Asu Gede Menang Kerahe

Masih anget dalam ingatan saat sebuah panggung didirikan di senayan, lalu satu per satu pemain beradu teriak layaknya sinetron khas teve lokal. Pertunjukan reality show ala gank senayan kala itu menyoroti soal kebijakan yang diambil pemerintah, wabil khususon menteri keuangan, Sri Mulyani. Sungguh pertunjukan yang kumplit karena mulai penyelidikan, penuntutan, sampai penghakiman dihadirkan di satu tempat, dan lebih istimewa lagi karena dipertontonkan secara live!

Cerita berakhir anti klimaks karena para pemain kelas atas tersebut sepertinya sepakat bahwa membuka semua kartu yang dimiliki hanya akan membawa kehancuran untuk semua pihak yang bersengketa.

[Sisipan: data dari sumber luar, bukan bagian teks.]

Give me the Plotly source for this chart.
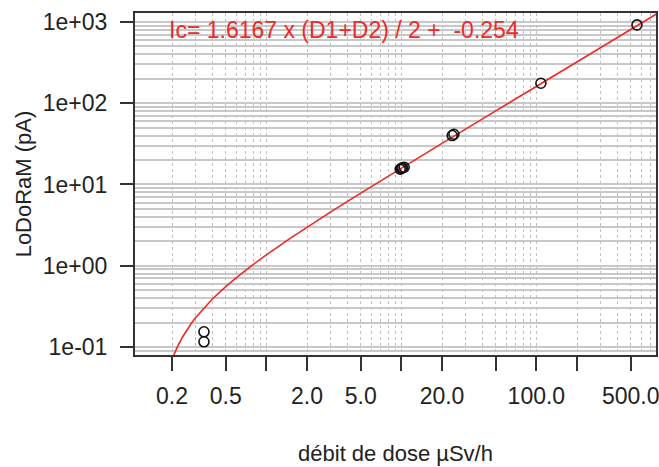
import plotly.graph_objects as go

# measured points
dose = [0.345, 0.345, 9.8, 10.0, 10.2, 10.5, 23.8, 24.5, 108.0, 556.0]
lodoram = [0.154, 0.116, 15.4, 15.8, 16.0, 16.3, 40.0, 41.5, 176.0, 919.0]

# fit coefficients shown in the chart
slope = 1.6167
intercept = -0.254
fit_label = "Ic= 1.6167 x (D1+D2) / 2 +\u00a0\u00a0-0.254"

x_tick_vals = [0.2, 0.5, 1, 2, 5, 10, 20, 50, 100, 200, 500]
x_tick_text = ["0.2", "0.5", "", "2.0", "5.0", "", "20.0", "", "100.0", "", "500.0"]
y_tick_vals = [0.1, 1, 10, 100, 1000]
y_tick_text = ["1e-01", "1e+00", "1e+01", "1e+02", "1e+03"]

# fit curve sample abscissae
fit_x = [0.2064, 0.21, 0.22, 0.24, 0.26, 0.28, 0.3, 0.35, 0.4, 0.5, 0.6, 0.8, 1, 1.5, 2, 3, 5, 8,
         10, 20, 50, 100, 200, 500, 800]
fit_y = [slope * v + intercept for v in fit_x]

minor_x = [m * 10 ** e for e in range(-1, 3) for m in range(1, 10)]
minor_y = [m * 10 ** e for e in range(-2, 4) for m in range(1, 10)]

font = "Arial, Liberation Sans, sans-serif"

fig = go.Figure()
fig.add_trace(go.Scatter(x=fit_x, y=fit_y, mode="lines",
                         line=dict(color="#f02828", width=1.6), hoverinfo="skip"))
fig.add_trace(go.Scatter(x=dose, y=lodoram, mode="markers",
                         marker=dict(symbol="circle-open", size=10, color="#111111",
                                     line=dict(width=1.6, color="#111111"))))

fig.add_annotation(text=fit_label, x=0.062, y=0.995, xref="paper", yref="paper",
                   xanchor="left", yanchor="top", showarrow=False,
                   font=dict(family=font, size=23, color="#f02828"))

fig.update_layout(
    width=659, height=467,
    margin=dict(l=135, r=3, t=13, b=112, autoexpand=False),
    paper_bgcolor="white", plot_bgcolor="white",
    showlegend=False,
    font=dict(family=font, size=22, color="#222222"),
    xaxis=dict(type="log", range=[-0.973, 2.886], automargin=False,
               tickmode="array", tickvals=x_tick_vals, ticktext=x_tick_text,
               ticks="outside", ticklen=14, tickwidth=2, tickcolor="#333333",
               ticklabelstandoff=5, ticklabeloverflow="allow",
               tickfont=dict(family=font, size=23, color="#222222"),
               showgrid=True, gridcolor="#c0c0c0", griddash="dot", gridwidth=1,
               minor=dict(tickmode="array", tickvals=minor_x, showgrid=True,
                          gridcolor="#c0c0c0", griddash="dot", gridwidth=1, ticks=""),
               showline=True, linecolor="#333333", linewidth=2, mirror=True,
               zeroline=False,
               title=dict(text="débit de dose µSv/h", standoff=38,
                          font=dict(family=font, size=22, color="#222222"))),
    yaxis=dict(type="log", range=[-1.098, 3.11], automargin=False,
               tickmode="array", tickvals=y_tick_vals, ticktext=y_tick_text,
               ticks="outside", ticklen=13, tickwidth=2, tickcolor="#333333",
               ticklabelstandoff=8, ticklabeloverflow="allow",
               tickfont=dict(family=font, size=23, color="#222222"),
               showgrid=True, gridcolor="#c8c8c8", gridwidth=1.5,
               minor=dict(tickmode="array", tickvals=minor_y, showgrid=True,
                          gridcolor="#c8c8c8", gridwidth=1.5, ticks=""),
               showline=True, linecolor="#333333", linewidth=2, mirror=True,
               zeroline=False,
               title=dict(text="LoDoRaM (pA)", standoff=5,
                          font=dict(family=font, size=22, color="#222222"))),
)

fig.write_html("out.html", config={"displayModeBar": False},
               post_script="document.body.style.margin='0';document.body.style.overflow='hidden';")
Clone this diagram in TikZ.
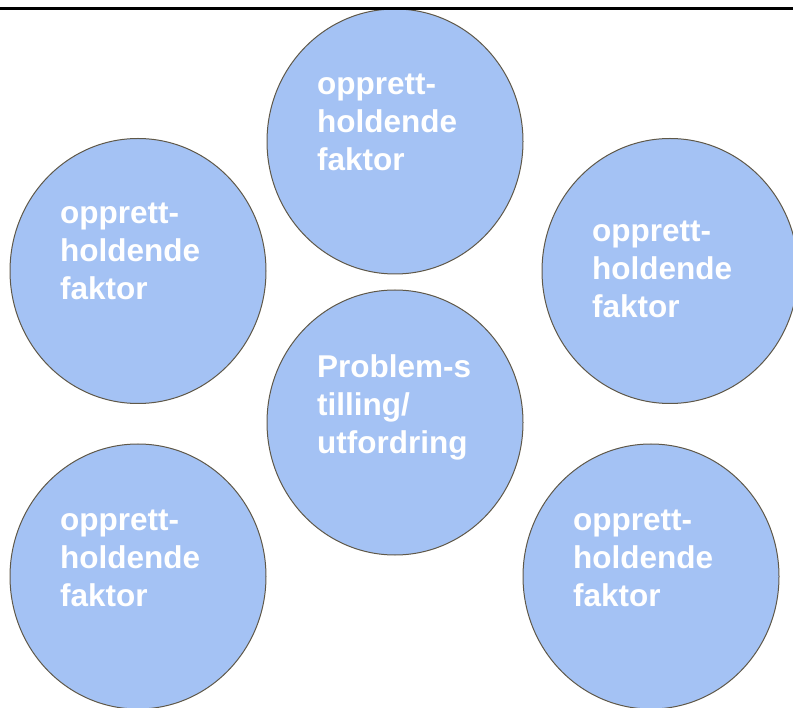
\documentclass[tikz,border=0pt]{standalone}
\usepackage{fontspec}
\setmainfont{Liberation Sans}
\usetikzlibrary{shapes.geometric}
\definecolor{Bubble_Blue}{HTML}{A4C2F4}
\definecolor{Bubble_Edge}{HTML}{5F5848}

\begin{document}
\begin{tikzpicture}[x=1pt, y=-1pt,
    bubble/.style={ellipse, draw=Bubble_Edge, fill=Bubble_Blue, line width=1pt,
        minimum width=256pt, minimum height=265pt, inner sep=0pt},
    label text/.style={anchor=base west, align=left, text=white, inner sep=0pt,
        font=\fontsize{31.5}{38}\selectfont\bfseries}]
    % Page frame (the right bubble runs off the edge)
    \useasboundingbox (0,0) rectangle (793,708);
    \clip (0,0) rectangle (793,708);

    % Outer bubbles: name / centre x / centre y / last baseline
    \foreach \name/\x/\y/\b in {top/395/141.5/170.3, leftTop/138/271/300,
                                rightTop/670/271/317.7, leftBot/138/576.5/606,
                                rightBot/651/576.5/606} {
        \node[bubble] (\name) at (\x,\y) {};
        \node[label text] (\name-text) at (\x-78,\b) {opprett-\\holdende\\faktor};
    }

    % Centre bubble
    \node[bubble] (problem) at (395,422.5) {};
    \node[label text] (problem-text) at (317,453.3) {Problem-s\\tilling/\\utfordring};

    % Rule along the top
    \coordinate (ruleL) at (0,8.5);
    \coordinate (ruleR) at (793,8.5);
    \draw[line width=2.5pt] (ruleL) -- (ruleR);
\end{tikzpicture}
\end{document}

Tetep harus ada yang dikorbankan, tapi pelan-pelan kartu yang sudah siap dilempar kembali ditutup, dan ritme pun kembali normal. Yang sidang ya sidang, yang nglencer ya nglencer, yang nganu ya nganu.

“Nganu ya nganu opo maksudmu?” Tanya Kang Noyo penuh selidik.

“Nganu itu yo nganu Kang.” Kata saya sambil nyeruput kopi yang rasanya makin hari sepertinya makin sepo di warung Mbok Darmi.

Nganu adalah saat kita memberi kesempatan seluas-luasnya kepada tiap orang untuk berimajinasi, menginterpretasikan sesuai apa yang dia mau. Nganu juga bisa berarti saya ndak tau kata apa yang bisa secara tepat untuk mendeskripsikan yang saya maksud. Nganu adalah kata kerja yang sifatnya universal, saat terlalu banyak yang harus disebutkan, sampeyan cukup mewakilkan pada satu kata, nganu!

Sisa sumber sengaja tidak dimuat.